**What you are asked to do:** Type out all the records word for word. Any pictures are to be left out.

**Code that draws figures:**
◇ ◇ ◇

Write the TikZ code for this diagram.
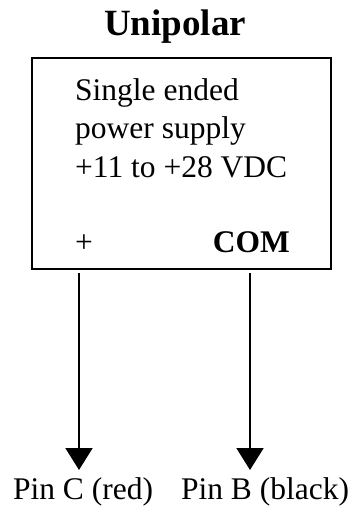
\documentclass[tikz,border=0pt]{standalone}
\usepackage{fontspec}
\setmainfont{Liberation Serif}
\usetikzlibrary{arrows.meta, positioning}

\begin{document}
\begin{tikzpicture}[
    x=1pt, y=1pt,
    every node/.style={font=\fontsize{31.5}{38.5}\selectfont, inner sep=0pt},
    psbox/.style={rectangle, draw, line width=1.8pt, minimum width=299pt, minimum height=211pt},
    arrow/.style={-{Triangle[length=22pt, width=27pt]}, line width=2pt}
]
\useasboundingbox (0,0) rectangle (355,-506);
\node[font=\fontsize{37}{44}\selectfont\bfseries, anchor=base] (title) at (175,-35) {Unipolar};
\node[psbox] (supply) at (181.5,-163.5) {};
\node[anchor=north west, align=left] (desc) at (75,-78) {Single ended\\power supply\\+11 to +28 VDC};
\node[anchor=base] (plus) at (84,-252) {+};
\node[anchor=base east, font=\fontsize{31.5}{38.5}\selectfont\bfseries] (com) at (290,-252) {COM};
\node[anchor=base] (pinC) at (83,-499) {Pin C (red)};
\node[anchor=base] (pinB) at (265,-499) {Pin B (black)};
\coordinate (plusTop) at (79,-273);
\coordinate (plusTip) at (79,-470);
\coordinate (comTop) at (250,-273);
\coordinate (comTip) at (250,-470);
\draw[arrow] (plusTop) -- (plusTip);
\draw[arrow] (comTop) -- (comTip);
\end{tikzpicture}
\end{document}
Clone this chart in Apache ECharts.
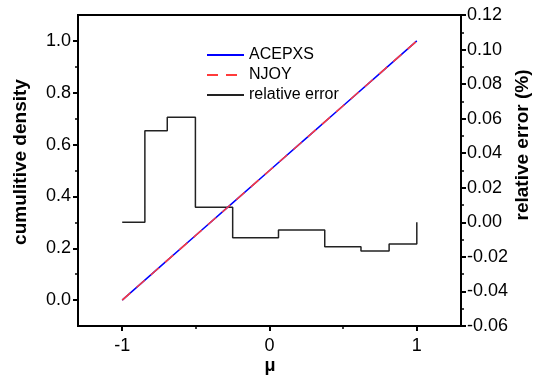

◇ ◇ ◇

**Written response:**
Write the TikZ code for this diagram.
\documentclass[tikz,border=0pt]{standalone}
\usepackage{fontspec}
\setmainfont{Liberation Serif}
\usetikzlibrary{arrows.meta, positioning}

\begin{document}
\begin{tikzpicture}[
    x=1pt, y=1pt,
    every node/.style={font=\fontsize{31.5}{38.5}\selectfont, inner sep=0pt},
    psbox/.style={rectangle, draw, line width=1.8pt, minimum width=299pt, minimum height=211pt},
    arrow/.style={-{Triangle[length=22pt, width=27pt]}, line width=2pt}
]
\useasboundingbox (0,0) rectangle (355,-506);
\node[font=\fontsize{37}{44}\selectfont\bfseries, anchor=base] (title) at (175,-35) {Unipolar};
\node[psbox] (supply) at (181.5,-163.5) {};
\node[anchor=north west, align=left] (desc) at (75,-78) {Single ended\\power supply\\+11 to +28 VDC};
\node[anchor=base] (plus) at (84,-252) {+};
\node[anchor=base east, font=\fontsize{31.5}{38.5}\selectfont\bfseries] (com) at (290,-252) {COM};
\node[anchor=base] (pinC) at (83,-499) {Pin C (red)};
\node[anchor=base] (pinB) at (265,-499) {Pin B (black)};
\coordinate (plusTop) at (79,-273);
\coordinate (plusTip) at (79,-470);
\coordinate (comTop) at (250,-273);
\coordinate (comTip) at (250,-470);
\draw[arrow] (plusTop) -- (plusTip);
\draw[arrow] (comTop) -- (comTip);
\end{tikzpicture}
\end{document}
Clone this chart in Apache ECharts.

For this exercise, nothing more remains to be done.